A new NBC News/Wall Street Journal poll shows a significant uptick, to 30% from 22% in December, in the proportion of Americans who believe the country is heading in the right direction. Similarly, the proportion of Americans who believe the economy will improve in the next year has risen to 37%, up from 30% in December. Since October, the proportion who expect the economy to get worse in the next year has fallen by roughly half, to 17%. In tandem with that increase in positive sentiment is a somewhat brighter outlook for Mr. Obama. Approval for the presidents handling of the economy has ticked up to 45%, from 39% in December. Some 50% still disapprove.
But Mr. Obamas overall job approval rating, considered the most important barometer of his hopes for a second term, has moved into positive territory for the first time in seven months. Some 48% approve of his handling of the presidency, while 46% disapprove. In December, those numbers were reversed.
Those numbers hardly erase Mr. Obamas vulnerability in November. The national telephone survey of 1,000 adults, conducted Jan 22-24 with interviews completed before the president had delivered his State of the Union speech, carries a margin for error of 3.1 percentage points.
But the survey also shows that, while Mr. Obama appeared to benefit from a more optimistic mood about the economy, Congress did not.

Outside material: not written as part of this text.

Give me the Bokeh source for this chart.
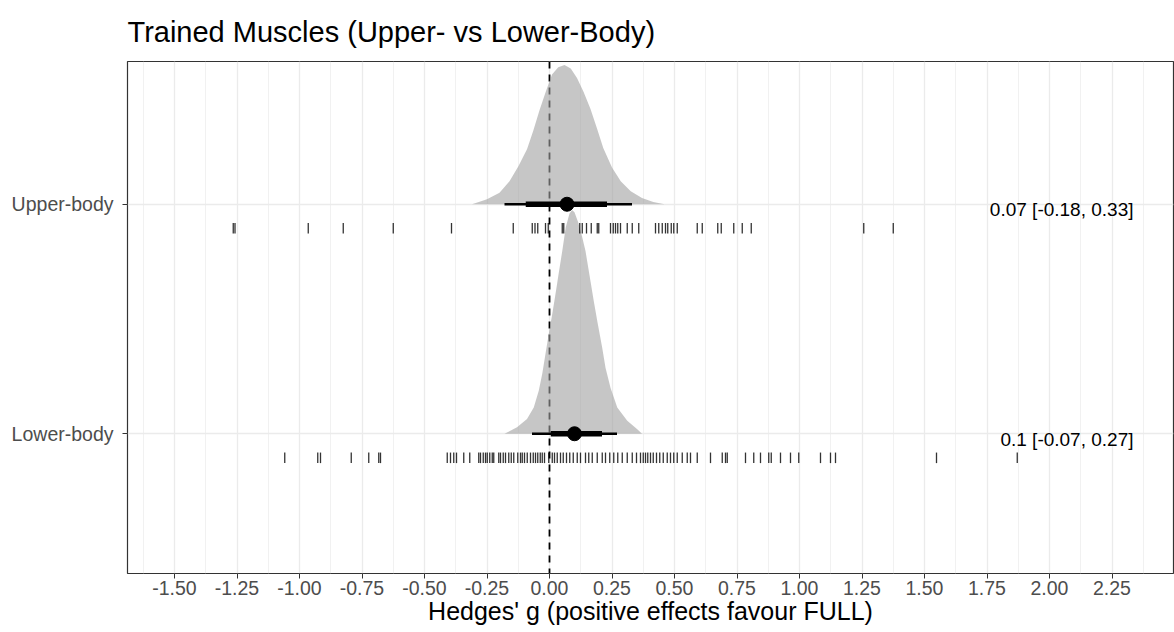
import numpy as np
from bokeh.plotting import figure
from bokeh.models import FixedTicker, Span, Range1d
from bokeh.embed import file_html
from bokeh.resources import INLINE
from bokeh.core.properties import value

# ---------------- data ----------------
categories = ["Upper-body", "Lower-body"]
cat_pos = [2, 1]
medians = [0.07, 0.10]
ci95_lo = [-0.18, -0.07]
ci95_hi = [0.33, 0.27]
ci66_lo = [-0.095, 0.005]
ci66_hi = [0.23, 0.21]
summary_labels = ["0.07 [-0.18, 0.33]", "0.1 [-0.07, 0.27]"]

# posterior density outlines (x, height above baseline)
upper_dens_x = [-0.31, -0.25, -0.2, -0.16, -0.125, -0.09, -0.065, -0.04, -0.015, 0.01,
                0.035, 0.06, 0.085, 0.11, 0.136, 0.164, 0.19, 0.215, 0.25, 0.285,
                0.325, 0.37, 0.415, 0.46]
upper_dens_h = [0.0, 0.022, 0.05, 0.1, 0.165, 0.24, 0.32, 0.41, 0.49, 0.565,
                0.597, 0.607, 0.592, 0.55, 0.49, 0.415, 0.33, 0.245, 0.16, 0.1,
                0.057, 0.027, 0.01, 0.0]
lower_dens_x = [-0.18, -0.13, -0.09, -0.063, -0.043, -0.029, -0.016, -0.003, 0.011, 0.024,
                0.037, 0.051, 0.065, 0.08, 0.09, 0.1, 0.115, 0.13, 0.144, 0.164,
                0.177, 0.191, 0.211, 0.224, 0.244, 0.271, 0.311, 0.351, 0.37]
lower_dens_h = [0.0, 0.028, 0.064, 0.114, 0.187, 0.261, 0.348, 0.435, 0.522, 0.609,
                0.7, 0.796, 0.9, 0.96, 0.975, 0.965, 0.92, 0.86, 0.796, 0.665,
                0.578, 0.491, 0.374, 0.287, 0.2, 0.114, 0.057, 0.02, 0.0]

# individual effect sizes (rug)
upper_effects = [-1.265, -1.258, -0.965, -0.825, -0.625, -0.392, -0.145, -0.069, -0.058,
                 -0.047, -0.016, -0.005, 0.051, 0.057, 0.121, 0.131, 0.148, 0.167, 0.191,
                 0.197, 0.244, 0.255, 0.264, 0.273, 0.284, 0.311, 0.331, 0.357, 0.424,
                 0.437, 0.451, 0.464, 0.473, 0.487, 0.497, 0.511, 0.591, 0.611, 0.673,
                 0.687, 0.737, 0.771, 0.807, 1.257, 1.375]
lower_effects = [-1.059, -0.927, -0.916, -0.793, -0.723, -0.683, -0.676,
                 -0.409, -0.396, -0.383, -0.372, -0.343, -0.319, -0.283, -0.276, -0.265,
                 -0.256, -0.249, -0.239, -0.229, -0.223, -0.203, -0.196, -0.185, -0.176,
                 -0.163, -0.153, -0.143, -0.127, -0.116, -0.109, -0.1, -0.089, -0.076,
                 -0.065, -0.056, -0.047, -0.037, -0.029, -0.02, -0.003, 0.011, 0.02,
                 0.031, 0.044, 0.055, 0.068, 0.081, 0.095, 0.111, 0.124, 0.144, 0.157,
                 0.171, 0.191, 0.211, 0.224, 0.241, 0.257, 0.273, 0.291, 0.311, 0.331,
                 0.348, 0.364, 0.375, 0.384, 0.393, 0.404, 0.415, 0.428, 0.441, 0.455,
                 0.471, 0.484, 0.497, 0.511, 0.531, 0.551, 0.564, 0.591, 0.644, 0.691,
                 0.704, 0.711, 0.784, 0.817, 0.844, 0.877, 0.887, 0.924, 0.964, 0.997,
                 1.084, 1.124, 1.144, 1.548, 1.871]

x_ticks = [-1.5, -1.25, -1.0, -0.75, -0.5, -0.25, 0.0, 0.25, 0.5, 0.75,
           1.0, 1.25, 1.5, 1.75, 2.0, 2.25]
x_tick_labels = ["-1.50", "-1.25", "-1.00", "-0.75", "-0.50", "-0.25", "0.00", "0.25",
                 "0.50", "0.75", "1.00", "1.25", "1.50", "1.75", "2.00", "2.25"]
x_minor = [-1.625, -1.375, -1.125, -0.875, -0.625, -0.375, -0.125, 0.125, 0.375, 0.625,
           0.875, 1.125, 1.375, 1.625, 1.875, 2.125, 2.375]

title_text = "Trained Muscles (Upper- vs Lower-Body)"
x_label = "Hedges' g (positive effects favour FULL)"

# ---------------- figure ----------------
FONT = "Liberation Sans"
p = figure(width=1174, height=632, output_backend="svg", toolbar_location=None,
           x_range=Range1d(-1.688, 2.496), y_range=Range1d(0.391, 2.622),
           min_border_left=127, min_border_right=1, min_border_top=60,
           min_border_bottom=59)

p.background_fill_color = "white"
p.border_fill_color = "white"
p.outline_line_color = "#333333"
p.outline_line_width = 1.2

p.title.text = title_text
p.title.text_font = FONT
p.title.text_font_size = "29px"
p.title.text_font_style = "normal"
p.title.text_color = "black"
p.title.align = "left"
p.title.standoff = 27

# axes
p.xaxis.ticker = FixedTicker(ticks=x_ticks, minor_ticks=x_minor)
p.xaxis.major_label_overrides = {t: l for t, l in zip(x_ticks, x_tick_labels)}
p.yaxis.ticker = FixedTicker(ticks=cat_pos)
p.yaxis.major_label_overrides = {c: n for c, n in zip(cat_pos, categories)}
p.xaxis.axis_label = x_label
for ax in (p.xaxis[0], p.yaxis[0]):
    ax.axis_line_color = None
    ax.major_tick_line_color = "#333333"
    ax.major_tick_out = 5
    ax.major_tick_in = 0
    ax.minor_tick_line_color = None
    ax.major_label_text_font = FONT
    ax.major_label_text_font_size = "19.5px"
    ax.major_label_text_color = "#4d4d4d"
p.xaxis.major_label_standoff = 2
p.yaxis.major_label_standoff = 9
p.xaxis.axis_label_text_font = FONT
p.xaxis.axis_label_text_font_size = "25px"
p.xaxis.axis_label_text_font_style = "normal"
p.xaxis.axis_label_text_color = "black"
p.xaxis.axis_label_standoff = -1

# grids
p.xgrid.grid_line_color = "#ebebeb"
p.xgrid.grid_line_width = 1.3
p.xgrid.minor_grid_line_color = "#ebebeb"
p.xgrid.minor_grid_line_width = 0.7
p.ygrid.grid_line_color = "#ebebeb"
p.ygrid.grid_line_width = 1.3

# zero reference line (under the densities)
p.add_layout(Span(location=0, dimension="height", line_color="black",
                  line_width=1.8, line_dash="7 6", level="underlay"))

# densities
p.patch(upper_dens_x, [cat_pos[0] + h for h in upper_dens_h],
        fill_color="#a0a0a0", fill_alpha=0.6, line_color=None)
p.patch(lower_dens_x, [cat_pos[1] + h for h in lower_dens_h],
        fill_color="#a0a0a0", fill_alpha=0.6, line_color=None)

# rugs
for eff, c in ((upper_effects, cat_pos[0]), (lower_effects, cat_pos[1])):
    p.segment(x0=eff, x1=eff, y0=[c - 0.082] * len(eff), y1=[c - 0.128] * len(eff),
              line_color="black", line_alpha=0.8, line_width=1.3)

# intervals and point estimates
p.segment(x0=ci95_lo, x1=ci95_hi, y0=cat_pos, y1=cat_pos, line_color="black", line_width=2.6)
p.segment(x0=ci66_lo, x1=ci66_hi, y0=cat_pos, y1=cat_pos, line_color="black", line_width=5.5)
p.scatter(medians, cat_pos, size=14, fill_color="black", line_color="black")

# summary text
p.text(x=[2.336] * 2, y=[c - 0.025 for c in cat_pos], text=summary_labels,
       text_align="right", text_baseline="middle", text_font=value(FONT),
       text_font_size="19px", text_color="black")

open("out.html", "w").write(file_html(p, INLINE))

Just 13% of Americans approve of Congress job performance.
That was unchanged from December and down from the already-anemic 22% last February, just after Republicans had gained control of the House and increasing strength in the Democratic-run Senate. The president showed in the State of the Union address, in which he vowed to fight obstruction on Capitol Hill and advocated tougher ethics rules for lawmakers, that he aims to focus public discontent with Washington onto Congress in his re-election bid.